Patiently, my mom just held my hand, saying nothing, she was there with me. She knew the gist of what had happened this week. She knew Drake had fainted. She knew about the transfusion. She knew about the tests. But she didn’t know the diagnosis.
I finally found the courage to speak. My voice was nasal and husky. “Drake has a blood disease.”
“Leukemia?” Mom’s voice came out almost like a whisper.
“Leukemia would have been the best outcome… it’s worse. It’s like, ‘this could be our last year together’ worse.” I snuffled in quickly, pulling back what felt like another sob gearing up. “There are only two treatment options. Either drugs or a bone marrow transplant.”
My mom’s breath hitched. First, a shock wave stiffened her body. She furrowed her brow. Her eyes darted back and forth quickly, thoughts passing from left brain to right. An answer came to her, but her positivity was out of place. She knew it even before she said, “We’ll all get tested. We’ll all see… I’ll put a message out to the world, and we’ll find him a match…” She gathered me up into a hug. “Or maybe the drugs’ll work…”

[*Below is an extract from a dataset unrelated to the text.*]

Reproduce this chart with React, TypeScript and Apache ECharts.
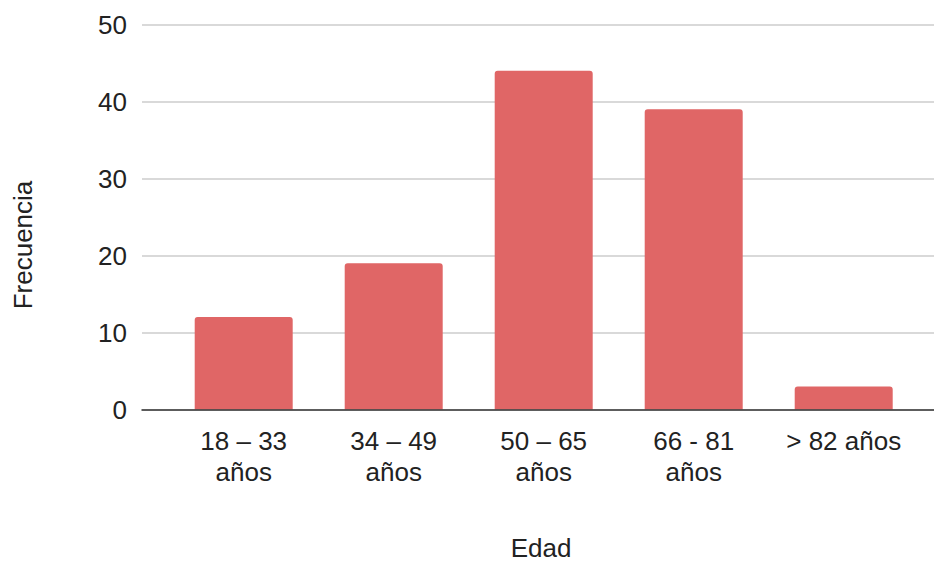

I buried my head. My mom’s perfume was sweet and strong. For the first time since all this had happened, I felt like I could actually sleep. My mom’s bosom felt like home. Like a place to hide. I wished I never had to lift my head again. I could just die here in a bouquet of roses and only ever remember Drake and our good times. If I didn’t lift my head, I wouldn’t have to watch him suffer.
God, I wished it was me instead.
I had more to say, and at the same there wasn’t anything relevant to say. Breathing in the aromatherapy of my mother’s chest, I braved the world and peeled myself away. We stared at each other, with sad eyes of injustice. And empathy. Two women seeing and knowing each other on the deepest level.
I knew how my mom felt now. The feeling of being robbed of what storybooks and movies promised. Being robbed of what you let yourself believe would be a happily ever after.
But quickly, as it often happened with the Lewis women, anger rumbled inside, mixing with the sadness. I was pissed off with life just as much was anything. I shook my fist at the universe, pounded the earth with my hands. I wanted to fight it all until my very last breath. Or Drake’s.
I’d never felt so connected to Dixie Lewis and I had no idea if minutes or hours had passed in the time we sat on the couch in our living room. But we were silent for long enough to let a new and very special bond build between us. I was so glad she was still here. Still with me. If she was strong enough to survive my dad, a broken neck, and rehab… I could see in her eyes, I could do it, too.
“Honey.” My mom’s expression was soft but determined. “You need to keep hoping. Never, ever stop hoping. Hope is a prayer to fate. If you don’t ask, you won’t get. We never stop hoping, you hear?”
I nodded quickly, worried that if I uttered a word, I might cry again.
All of a sudden, she slapped her hands on her thighs with a big clap. “That’s it.” My mom got up from the sofa. “I need to talk to Nora.”